Ayurvedic feeding in winter

How should Ayurvedic food be in winter ? The first thing to keep in mind is that, as winter is a cold season, we should avoid eating cold foods because, in doing so, we would risk unbalancing our doshas (and that is precisely what Ayurveda intends to avoid above everything).

To balance the doshas, it would be necessary to eat warm or hot foods such soup, broths, and stews. It can be made up from beets, carrots, green leafy vegetables, it can also be from other root-based vegetables and are extremely beneficial.

Among the flavors that Ayurveda recommends boosting in winter are spicy, bitter and astringent. How can we enhance these flavors to have a good Ayurvedic diet in winter? Using spices such as turmeric, pepper, ginger, cayenne or cinnamon, or foods such as broccoli, eggplant, lentils, spinach or garlic.

In the same way that it is necessary to consume spicy, bitter or astringent foods, it is necessary to avoid the typically Kapha flavors, that is, those flavors that would increase this dosha in excess and, therefore, would cause an excess of it.

What flavors are those? The sweets, the salty and sodas and other sweetened beverages. Abusing the consumption of bananas, cucumbers or dairy products would cause an increase in mucus and sleep, as well as the tendency to accumulate fat.

The Ayurvedic food for the winter should be based on a diet protein like vegetables, cereals and legumes and broth – cooked, and also in seasonal food intake.

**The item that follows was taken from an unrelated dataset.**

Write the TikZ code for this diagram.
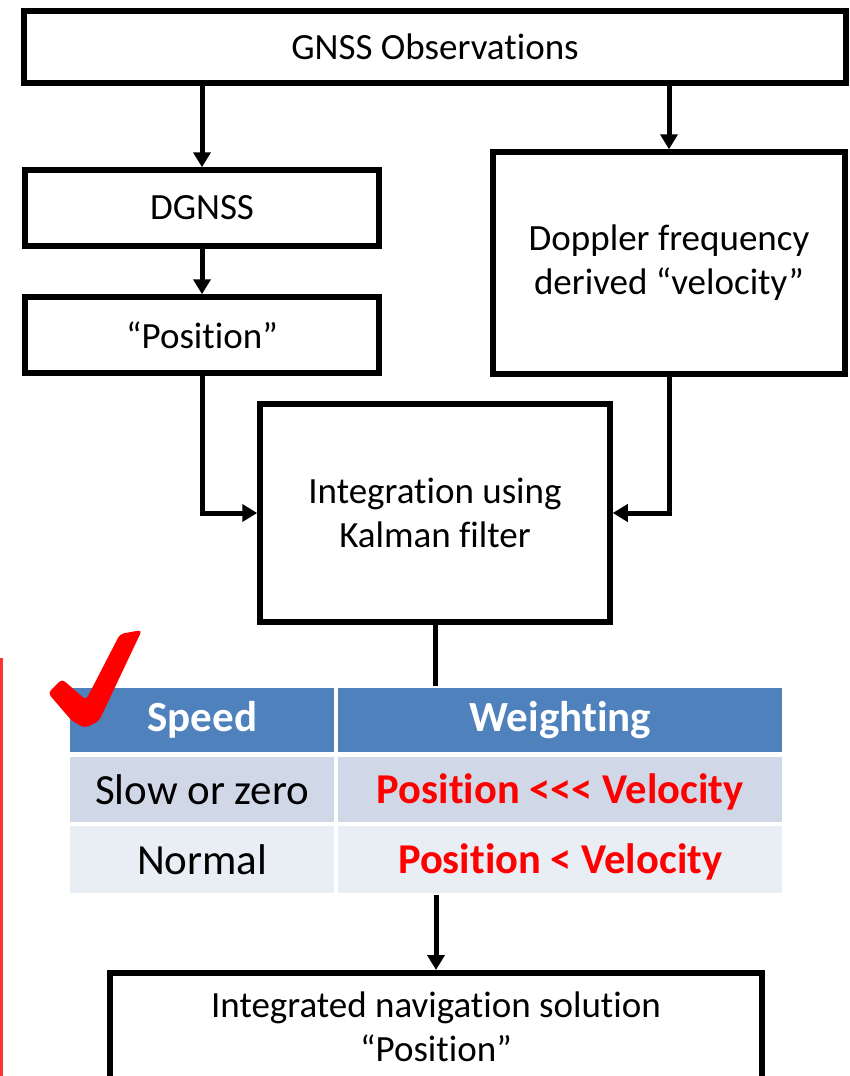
\documentclass[tikz,border=0pt]{standalone}
\usepackage{fontspec}
\setmainfont{Carlito}[RawFeature={-liga;-clig;-dlig}]
\usetikzlibrary{arrows.meta}
\newcommand\tI{t\kern0pt i}
\definecolor{hdr}{HTML}{4F81BD}
\definecolor{rowa}{HTML}{D0D8E8}
\definecolor{rowb}{HTML}{E9EDF4}
\definecolor{wred}{HTML}{FF0000}
\definecolor{sidered}{HTML}{FF3333}
\begin{document}
\begin{tikzpicture}[x=1pt,y=-1pt,
  box/.style={draw=black, line width=5.5pt, fill=white, align=center, inner sep=0pt,
    font=\fontsize{37}{44}\selectfont},
  arr/.style={line width=5pt, -{Triangle[length=15pt,width=17pt]}},
  ln/.style={line width=5pt},
  cell/.style={inner sep=0pt, anchor=north west, font=\fontsize{43}{48}\selectfont},
  hcell/.style={cell, fill=hdr, text=white, font=\fontsize{43}{48}\selectfont\bfseries},
  wtext/.style={text=wred, font=\fontsize{42.5}{48}\selectfont\bfseries},
]
\clip (0,0) rectangle (850,1076);
\fill[white] (0,0) rectangle (850,1076);

% boxes
\node[box, minimum width=822pt, minimum height=72pt] (gnss) at (435,47) {GNSS Observa\tI ons};
\node[box, minimum width=354pt, minimum height=76pt] (dgnss) at (202,208) {DGNSS};
\node[box, minimum width=354pt, minimum height=76pt] (pos) at (202,335) {“Posi\tI on”};
\node[box, minimum width=352pt, minimum height=222pt] (dop) at (669,263) {Doppler frequency\\derived “velocity”};
\node[box, minimum width=350pt, minimum height=218pt] (kal) at (435,513) {Integra\tI on using\\Kalman filter};
\node[box, minimum width=652pt, minimum height=140pt, anchor=north] (nav) at (436,970) {};
\node[inner sep=0pt, align=center, font=\fontsize{37}{44}\selectfont, anchor=north] (navtxt) at (436,992)
  {Integrated naviga\tI on solu\tI on\\“Posi\tI on”};

% table
\node[hcell, minimum width=264pt, minimum height=64pt] (h1) at (70,688) {\raisebox{-3pt}{Speed}};
\node[hcell, minimum width=444pt, minimum height=64pt] (h2) at (338,688) {\raisebox{-3pt}{Weigh\tI ng}};
\node[cell, fill=rowa, minimum width=264pt, minimum height=65pt] (a1) at (70,757) {\raisebox{-2pt}{Slow or zero}};
\node[cell, fill=rowa, minimum width=444pt, minimum height=65pt] (a2) at (338,757) {};
\node[wtext, yshift=-2pt] (a2t) at (a2.center) {Posi\tI on {<}{<}{<} Velocity};
\node[cell, fill=rowb, minimum width=264pt, minimum height=67pt] (b1) at (70,826) {\raisebox{-2pt}{Normal}};
\node[cell, fill=rowb, minimum width=444pt, minimum height=67pt] (b2) at (338,826) {};
\node[wtext, yshift=-2pt] (b2t) at (b2.center) {Posi\tI on {<} Velocity};

% connectors
\draw[arr] (gnss.south -| dgnss.north) -- (dgnss.north);
\draw[arr] (gnss.south -| dop.north) -- (dop.north);
\draw[arr] (dgnss.south) -- (pos.north);
\draw[arr] (pos.south) |- (kal.west);
\draw[arr] (dop.south) |- (kal.east);
\coordinate (tabtop) at (435,686);
\draw[ln] (kal.south) -- (tabtop);
\coordinate (tabbot) at (436,895);
\draw[arr] (tabbot) -- (nav.north);

% red side line
\draw[sidered, line width=2.5pt] (1.5,658) -- (1.5,1080);

% check mark
\fill[wred, rounded corners=4pt]
  (48,693) -- (62,679) -- (86,700) -- (120,634) -- (142,630)
  -- (99,721) -- (85,728) -- (72,721) -- cycle;
\end{tikzpicture}
\end{document}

Among the typical seasonal winter foods we can highlight pumpkin, berries, blueberries and citrus fruits. Another product that can not be missing in winter Ayurvedic food are fatty fish such as salmon, sardines, mackerel, anchovies or swordfish.

Other Ayurvedic routines for winter

Beyond the maintenance of a specific Ayurvedic diet for the winter months , Ayurveda recommends a series of routines to follow in winter and among which we highlight the following:

  • Get up early, preferably at dawn.
  • Brush your teeth and clean your tongue with herbal pastes. After that, you can oil pulling with sesame oil for 2 or 3 minutes. This Ayurvedic therapy serves to reduce bruxism, headaches and cervicalgia. After that you have to massage the gums with that oil.
  • Drink a glass of hot water with lemon juice to clean the digestive system and wake up the agni.
  • Drink green tea or chai tea that contains cinnamon, cardamom, cloves, ginger and pepper.
  • Perform a self-massage with sesame oil. Self-massage with sesame oil helps to move the accumulated toxins in the tissues. On the other hand, being sesame oil is a hot oil, it will serve to warm the body, which is very useful in winter. If desired, you can add a few drops of essential oils of cinnamon, geranium, jasmine, lavender or orange to the sesame oil. After applying the self-massage, let the skin absorb the oil for about twenty minutes. That will be the way to get the maximum benefits from this Ayurvedic winter routine.
  • Enjoy an aromatic bath every so often. The bath can serve, perfectly, to remove the remains of oil after a self-massage. The aromatic bath will also have invigorating, energizing and anti-depressant effects. For this, an essential oil of eucalyptus, rosemary, pine, juniper, ginger, grapefruit or bergamot (among others) must be added to the bath water, which will have Epsom salt or sea salt baths.
  • Perform a gentle yoga practice in which asanas destined to work the area of ​​the hips and those that serve to open the chest, throat and sinuses for nasal passages acquire special relevance.
  • Eat at least three times a day and leaving three hours between each meal. Among these three meals the most consistent should be that of noon. Breakfast and dinner should be light. This should be done, if possible, before sunset.
  • Do not eat between meals and, if done, eat cooked fruit, dates or a few nuts.
  • Establish strict schedules for going to sleep and waking up.

The cold of winter causes the mucous membranes of the nose suffer more than during other seasons, so Ayurveda recommends applying two drops of sesame oil in the nostrils, which helps keep them moist and balanced.